** Begin **

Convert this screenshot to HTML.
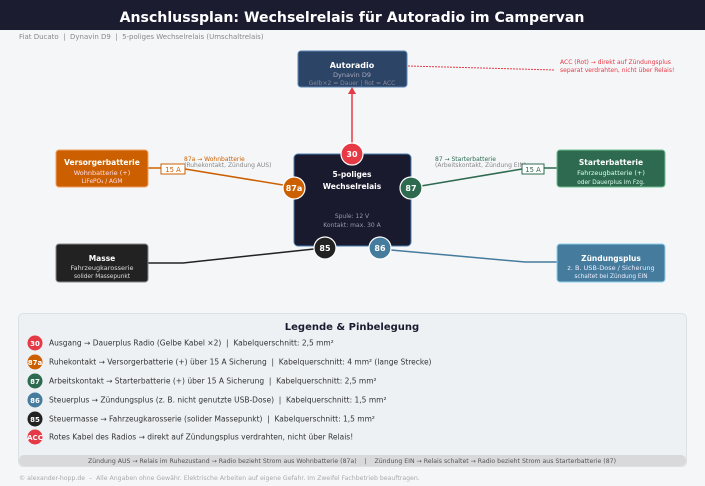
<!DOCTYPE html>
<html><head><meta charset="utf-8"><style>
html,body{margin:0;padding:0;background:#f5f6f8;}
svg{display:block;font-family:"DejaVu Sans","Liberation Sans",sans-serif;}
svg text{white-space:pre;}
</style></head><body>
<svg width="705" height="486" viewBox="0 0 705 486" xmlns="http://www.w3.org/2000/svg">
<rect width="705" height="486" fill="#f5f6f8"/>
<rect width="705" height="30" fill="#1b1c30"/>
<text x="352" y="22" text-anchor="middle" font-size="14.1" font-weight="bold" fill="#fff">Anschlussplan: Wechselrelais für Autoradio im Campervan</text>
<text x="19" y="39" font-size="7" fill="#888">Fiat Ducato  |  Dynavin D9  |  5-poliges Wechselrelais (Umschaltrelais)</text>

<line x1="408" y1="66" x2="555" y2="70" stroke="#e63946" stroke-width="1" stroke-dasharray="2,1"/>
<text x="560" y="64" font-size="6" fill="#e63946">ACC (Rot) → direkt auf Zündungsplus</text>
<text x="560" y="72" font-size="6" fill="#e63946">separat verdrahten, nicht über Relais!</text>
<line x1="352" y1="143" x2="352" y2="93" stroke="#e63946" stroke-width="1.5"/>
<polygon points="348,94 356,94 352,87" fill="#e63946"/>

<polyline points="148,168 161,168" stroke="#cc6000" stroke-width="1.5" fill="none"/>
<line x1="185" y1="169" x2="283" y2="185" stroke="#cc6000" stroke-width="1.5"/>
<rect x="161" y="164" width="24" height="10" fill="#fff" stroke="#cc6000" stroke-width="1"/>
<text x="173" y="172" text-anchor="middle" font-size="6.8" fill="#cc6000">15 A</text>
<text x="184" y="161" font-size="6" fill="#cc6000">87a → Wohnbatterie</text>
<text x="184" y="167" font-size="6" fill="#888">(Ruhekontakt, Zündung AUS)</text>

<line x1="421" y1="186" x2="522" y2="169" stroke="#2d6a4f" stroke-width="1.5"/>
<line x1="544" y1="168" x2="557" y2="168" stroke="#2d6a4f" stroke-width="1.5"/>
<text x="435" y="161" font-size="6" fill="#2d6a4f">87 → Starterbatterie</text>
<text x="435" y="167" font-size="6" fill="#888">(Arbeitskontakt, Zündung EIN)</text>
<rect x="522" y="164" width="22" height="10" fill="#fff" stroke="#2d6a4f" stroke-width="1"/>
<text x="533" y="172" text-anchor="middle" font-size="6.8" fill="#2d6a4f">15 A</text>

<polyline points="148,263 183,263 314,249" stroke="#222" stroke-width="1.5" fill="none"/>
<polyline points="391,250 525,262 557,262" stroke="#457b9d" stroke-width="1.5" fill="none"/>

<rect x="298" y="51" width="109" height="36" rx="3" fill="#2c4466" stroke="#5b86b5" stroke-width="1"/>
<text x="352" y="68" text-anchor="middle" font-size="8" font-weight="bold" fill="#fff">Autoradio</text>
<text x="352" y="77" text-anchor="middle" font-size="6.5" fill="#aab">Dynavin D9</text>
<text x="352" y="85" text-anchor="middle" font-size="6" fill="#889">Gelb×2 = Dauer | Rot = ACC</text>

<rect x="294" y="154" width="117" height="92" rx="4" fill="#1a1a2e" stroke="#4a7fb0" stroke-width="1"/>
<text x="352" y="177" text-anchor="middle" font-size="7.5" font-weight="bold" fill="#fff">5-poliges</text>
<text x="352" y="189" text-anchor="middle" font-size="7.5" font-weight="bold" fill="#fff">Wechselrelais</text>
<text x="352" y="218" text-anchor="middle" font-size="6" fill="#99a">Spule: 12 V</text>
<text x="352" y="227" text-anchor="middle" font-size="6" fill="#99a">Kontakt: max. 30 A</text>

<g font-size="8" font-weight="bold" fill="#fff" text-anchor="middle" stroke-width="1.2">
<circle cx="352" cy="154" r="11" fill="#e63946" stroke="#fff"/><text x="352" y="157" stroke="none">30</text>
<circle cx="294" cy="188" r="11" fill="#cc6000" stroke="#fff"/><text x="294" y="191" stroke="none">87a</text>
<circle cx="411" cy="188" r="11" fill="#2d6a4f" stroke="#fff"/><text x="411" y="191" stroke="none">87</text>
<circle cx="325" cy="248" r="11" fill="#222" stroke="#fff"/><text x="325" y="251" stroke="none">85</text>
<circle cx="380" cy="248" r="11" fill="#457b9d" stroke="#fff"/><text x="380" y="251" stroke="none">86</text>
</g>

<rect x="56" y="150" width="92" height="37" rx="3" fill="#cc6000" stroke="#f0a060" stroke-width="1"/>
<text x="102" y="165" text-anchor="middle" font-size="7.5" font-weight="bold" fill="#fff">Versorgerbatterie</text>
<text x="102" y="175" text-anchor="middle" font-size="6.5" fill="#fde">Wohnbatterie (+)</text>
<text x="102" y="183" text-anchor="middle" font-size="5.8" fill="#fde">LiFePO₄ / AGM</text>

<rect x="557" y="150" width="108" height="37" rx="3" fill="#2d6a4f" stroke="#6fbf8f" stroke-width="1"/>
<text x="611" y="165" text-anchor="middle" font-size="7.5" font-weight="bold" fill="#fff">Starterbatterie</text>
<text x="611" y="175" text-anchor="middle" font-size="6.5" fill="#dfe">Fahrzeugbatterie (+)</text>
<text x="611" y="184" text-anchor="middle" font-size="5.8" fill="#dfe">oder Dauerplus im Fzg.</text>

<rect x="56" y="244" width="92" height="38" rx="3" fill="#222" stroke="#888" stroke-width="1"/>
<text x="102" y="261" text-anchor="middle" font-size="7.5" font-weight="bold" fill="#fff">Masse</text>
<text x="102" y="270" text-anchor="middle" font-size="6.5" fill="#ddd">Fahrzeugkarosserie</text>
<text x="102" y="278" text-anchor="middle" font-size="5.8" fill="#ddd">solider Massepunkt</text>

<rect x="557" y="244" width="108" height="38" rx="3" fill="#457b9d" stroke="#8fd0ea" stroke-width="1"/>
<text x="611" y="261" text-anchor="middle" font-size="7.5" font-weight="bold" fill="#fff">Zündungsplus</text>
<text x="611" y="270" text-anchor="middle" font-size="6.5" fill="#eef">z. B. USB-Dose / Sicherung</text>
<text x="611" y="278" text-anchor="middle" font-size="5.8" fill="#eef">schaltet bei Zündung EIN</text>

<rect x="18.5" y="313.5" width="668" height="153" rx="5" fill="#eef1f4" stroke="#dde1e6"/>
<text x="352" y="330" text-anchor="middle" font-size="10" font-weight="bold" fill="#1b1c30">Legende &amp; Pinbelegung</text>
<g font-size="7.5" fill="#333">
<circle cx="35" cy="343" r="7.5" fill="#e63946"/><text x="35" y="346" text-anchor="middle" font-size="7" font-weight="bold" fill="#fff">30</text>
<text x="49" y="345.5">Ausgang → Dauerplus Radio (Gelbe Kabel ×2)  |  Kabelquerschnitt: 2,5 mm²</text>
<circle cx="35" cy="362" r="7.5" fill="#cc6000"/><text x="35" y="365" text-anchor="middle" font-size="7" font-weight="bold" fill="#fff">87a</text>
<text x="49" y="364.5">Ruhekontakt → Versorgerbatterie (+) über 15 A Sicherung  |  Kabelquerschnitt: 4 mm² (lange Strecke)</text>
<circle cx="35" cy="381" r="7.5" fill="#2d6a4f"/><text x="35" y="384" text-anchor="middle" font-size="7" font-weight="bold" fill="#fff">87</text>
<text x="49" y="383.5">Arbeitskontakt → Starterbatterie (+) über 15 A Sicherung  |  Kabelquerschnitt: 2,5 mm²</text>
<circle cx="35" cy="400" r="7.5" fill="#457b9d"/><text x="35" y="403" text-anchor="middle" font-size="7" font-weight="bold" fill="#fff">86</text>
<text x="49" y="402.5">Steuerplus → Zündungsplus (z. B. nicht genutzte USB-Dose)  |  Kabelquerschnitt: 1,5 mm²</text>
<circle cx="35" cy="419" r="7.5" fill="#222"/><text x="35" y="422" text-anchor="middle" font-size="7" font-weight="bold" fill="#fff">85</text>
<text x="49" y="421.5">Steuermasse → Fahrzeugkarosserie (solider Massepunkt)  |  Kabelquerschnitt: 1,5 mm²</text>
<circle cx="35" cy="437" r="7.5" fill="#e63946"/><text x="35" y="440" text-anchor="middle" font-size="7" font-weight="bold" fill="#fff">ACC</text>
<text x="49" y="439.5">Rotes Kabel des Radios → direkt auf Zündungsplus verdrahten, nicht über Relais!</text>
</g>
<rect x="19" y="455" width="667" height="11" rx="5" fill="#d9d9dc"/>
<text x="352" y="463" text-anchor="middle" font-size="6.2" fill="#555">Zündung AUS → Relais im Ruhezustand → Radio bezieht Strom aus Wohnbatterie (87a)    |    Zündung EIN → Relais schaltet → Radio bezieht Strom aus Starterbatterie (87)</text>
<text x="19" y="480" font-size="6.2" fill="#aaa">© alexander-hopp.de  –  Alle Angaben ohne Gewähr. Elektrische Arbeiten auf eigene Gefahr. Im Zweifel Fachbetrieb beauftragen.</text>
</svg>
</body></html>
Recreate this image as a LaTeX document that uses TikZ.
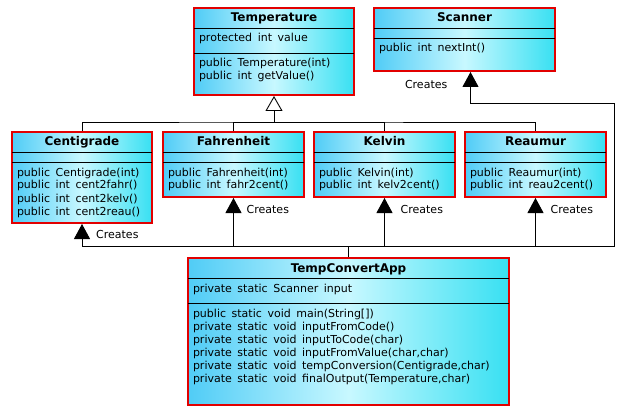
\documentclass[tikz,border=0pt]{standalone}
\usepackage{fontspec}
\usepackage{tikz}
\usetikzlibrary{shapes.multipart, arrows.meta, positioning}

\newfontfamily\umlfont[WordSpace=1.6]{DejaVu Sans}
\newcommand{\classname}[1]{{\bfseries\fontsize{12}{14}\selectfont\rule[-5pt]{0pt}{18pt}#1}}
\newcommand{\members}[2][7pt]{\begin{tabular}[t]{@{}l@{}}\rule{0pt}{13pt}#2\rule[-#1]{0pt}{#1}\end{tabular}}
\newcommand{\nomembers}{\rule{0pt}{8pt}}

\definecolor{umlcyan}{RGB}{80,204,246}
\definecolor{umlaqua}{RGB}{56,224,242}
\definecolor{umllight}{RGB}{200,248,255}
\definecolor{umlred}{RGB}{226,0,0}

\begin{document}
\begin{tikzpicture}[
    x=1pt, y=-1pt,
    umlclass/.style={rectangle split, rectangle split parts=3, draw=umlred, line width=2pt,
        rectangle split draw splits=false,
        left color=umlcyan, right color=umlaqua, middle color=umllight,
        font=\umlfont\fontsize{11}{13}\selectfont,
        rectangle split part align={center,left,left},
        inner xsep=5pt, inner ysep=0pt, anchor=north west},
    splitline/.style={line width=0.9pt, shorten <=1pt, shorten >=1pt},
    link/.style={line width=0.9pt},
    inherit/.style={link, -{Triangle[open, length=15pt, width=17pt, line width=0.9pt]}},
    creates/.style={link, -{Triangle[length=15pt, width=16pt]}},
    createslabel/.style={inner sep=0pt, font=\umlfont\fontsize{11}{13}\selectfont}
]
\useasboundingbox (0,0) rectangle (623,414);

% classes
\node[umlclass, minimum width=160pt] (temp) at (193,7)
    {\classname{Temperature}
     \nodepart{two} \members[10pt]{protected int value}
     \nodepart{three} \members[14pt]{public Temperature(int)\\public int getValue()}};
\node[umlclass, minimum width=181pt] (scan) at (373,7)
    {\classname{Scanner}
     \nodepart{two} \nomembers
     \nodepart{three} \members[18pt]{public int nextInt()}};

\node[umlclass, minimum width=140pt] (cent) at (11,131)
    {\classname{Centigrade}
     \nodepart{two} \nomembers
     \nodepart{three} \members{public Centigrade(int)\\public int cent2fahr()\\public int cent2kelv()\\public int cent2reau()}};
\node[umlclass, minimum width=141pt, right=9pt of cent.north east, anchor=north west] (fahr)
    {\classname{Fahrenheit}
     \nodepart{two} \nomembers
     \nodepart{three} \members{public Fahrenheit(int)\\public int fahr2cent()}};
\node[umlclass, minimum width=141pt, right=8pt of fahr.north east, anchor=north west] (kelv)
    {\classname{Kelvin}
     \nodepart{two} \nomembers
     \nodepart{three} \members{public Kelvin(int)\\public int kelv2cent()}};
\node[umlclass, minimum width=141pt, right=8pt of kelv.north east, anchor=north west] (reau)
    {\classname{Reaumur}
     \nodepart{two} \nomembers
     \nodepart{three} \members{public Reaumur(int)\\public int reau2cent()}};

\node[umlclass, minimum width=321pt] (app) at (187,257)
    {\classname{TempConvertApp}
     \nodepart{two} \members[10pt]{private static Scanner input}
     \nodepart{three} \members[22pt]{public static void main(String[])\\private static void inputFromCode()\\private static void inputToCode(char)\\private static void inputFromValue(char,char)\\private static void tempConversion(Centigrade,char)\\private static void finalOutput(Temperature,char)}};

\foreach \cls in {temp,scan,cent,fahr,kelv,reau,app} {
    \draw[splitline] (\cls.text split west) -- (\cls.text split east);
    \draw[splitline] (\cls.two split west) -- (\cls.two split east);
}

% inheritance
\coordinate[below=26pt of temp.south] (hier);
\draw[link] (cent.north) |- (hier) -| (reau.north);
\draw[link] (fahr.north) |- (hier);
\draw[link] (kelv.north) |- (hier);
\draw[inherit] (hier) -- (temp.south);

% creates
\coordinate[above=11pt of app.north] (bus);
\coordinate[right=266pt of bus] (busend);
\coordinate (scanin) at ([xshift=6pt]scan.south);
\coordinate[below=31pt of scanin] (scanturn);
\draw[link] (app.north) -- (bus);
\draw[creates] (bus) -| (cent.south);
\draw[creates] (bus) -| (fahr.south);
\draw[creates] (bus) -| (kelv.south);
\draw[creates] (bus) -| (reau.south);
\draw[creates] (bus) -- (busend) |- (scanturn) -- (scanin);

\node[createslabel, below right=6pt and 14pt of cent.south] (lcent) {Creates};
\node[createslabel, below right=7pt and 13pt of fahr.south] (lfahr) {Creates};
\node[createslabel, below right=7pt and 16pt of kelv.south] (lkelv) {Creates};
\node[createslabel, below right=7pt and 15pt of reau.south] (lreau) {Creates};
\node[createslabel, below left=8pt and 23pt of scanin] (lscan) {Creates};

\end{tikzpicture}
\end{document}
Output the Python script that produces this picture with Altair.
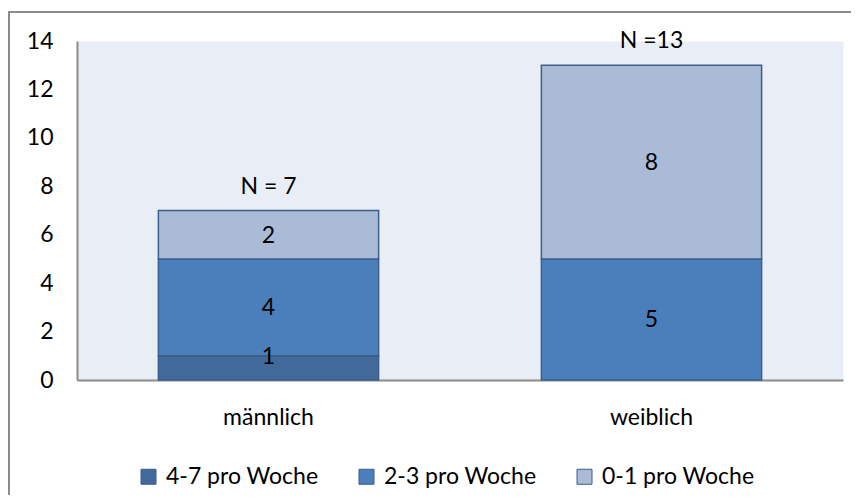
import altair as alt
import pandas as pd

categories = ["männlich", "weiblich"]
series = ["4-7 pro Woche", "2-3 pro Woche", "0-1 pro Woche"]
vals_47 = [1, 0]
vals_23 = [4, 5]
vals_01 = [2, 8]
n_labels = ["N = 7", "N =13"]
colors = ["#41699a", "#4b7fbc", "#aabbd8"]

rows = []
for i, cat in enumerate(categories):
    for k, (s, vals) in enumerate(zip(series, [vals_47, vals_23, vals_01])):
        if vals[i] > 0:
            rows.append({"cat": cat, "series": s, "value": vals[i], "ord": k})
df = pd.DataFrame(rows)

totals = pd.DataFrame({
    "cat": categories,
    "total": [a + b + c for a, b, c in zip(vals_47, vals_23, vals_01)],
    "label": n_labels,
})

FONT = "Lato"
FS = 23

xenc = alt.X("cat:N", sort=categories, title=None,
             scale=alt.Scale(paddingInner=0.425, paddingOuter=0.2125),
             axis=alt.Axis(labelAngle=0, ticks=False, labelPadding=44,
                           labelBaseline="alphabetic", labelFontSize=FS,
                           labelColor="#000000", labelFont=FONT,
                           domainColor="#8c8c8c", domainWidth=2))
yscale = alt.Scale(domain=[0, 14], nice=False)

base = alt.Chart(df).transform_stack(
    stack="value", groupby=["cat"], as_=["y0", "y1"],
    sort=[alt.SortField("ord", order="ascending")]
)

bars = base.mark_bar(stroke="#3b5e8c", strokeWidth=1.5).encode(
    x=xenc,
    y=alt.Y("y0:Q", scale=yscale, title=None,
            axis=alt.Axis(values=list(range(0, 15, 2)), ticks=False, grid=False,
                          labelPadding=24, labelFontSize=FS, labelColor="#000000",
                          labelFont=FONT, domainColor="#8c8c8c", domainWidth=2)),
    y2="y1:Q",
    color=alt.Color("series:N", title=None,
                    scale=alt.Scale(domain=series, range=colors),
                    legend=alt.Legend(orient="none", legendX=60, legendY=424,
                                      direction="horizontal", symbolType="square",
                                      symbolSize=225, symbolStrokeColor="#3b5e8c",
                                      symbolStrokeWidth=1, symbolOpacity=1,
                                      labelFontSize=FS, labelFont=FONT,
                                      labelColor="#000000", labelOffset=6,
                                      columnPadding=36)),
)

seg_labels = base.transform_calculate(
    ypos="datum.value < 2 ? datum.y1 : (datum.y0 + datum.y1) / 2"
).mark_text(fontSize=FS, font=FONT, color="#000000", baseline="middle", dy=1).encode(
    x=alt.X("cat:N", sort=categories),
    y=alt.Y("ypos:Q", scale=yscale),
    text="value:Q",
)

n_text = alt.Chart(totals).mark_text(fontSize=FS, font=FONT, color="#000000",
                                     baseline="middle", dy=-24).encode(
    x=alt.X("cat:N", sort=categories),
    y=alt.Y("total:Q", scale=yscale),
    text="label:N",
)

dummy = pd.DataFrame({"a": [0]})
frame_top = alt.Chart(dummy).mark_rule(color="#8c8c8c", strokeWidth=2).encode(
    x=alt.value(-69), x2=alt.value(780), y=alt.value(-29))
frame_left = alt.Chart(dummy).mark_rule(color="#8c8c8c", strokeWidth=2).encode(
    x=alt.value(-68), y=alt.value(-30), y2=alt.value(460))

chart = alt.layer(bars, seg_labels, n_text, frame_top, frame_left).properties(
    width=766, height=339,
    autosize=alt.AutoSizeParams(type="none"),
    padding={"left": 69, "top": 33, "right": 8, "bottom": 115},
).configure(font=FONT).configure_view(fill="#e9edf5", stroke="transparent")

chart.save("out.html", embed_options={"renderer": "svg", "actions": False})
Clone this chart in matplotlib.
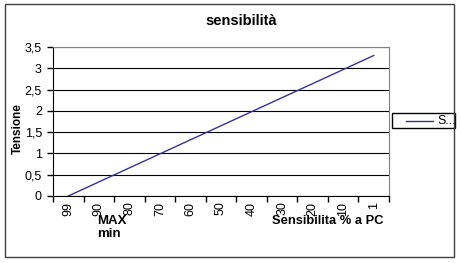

** End **

Only the number is wanted: how many lines above include the word "that"?

> **SOLVED PROBLEM**
2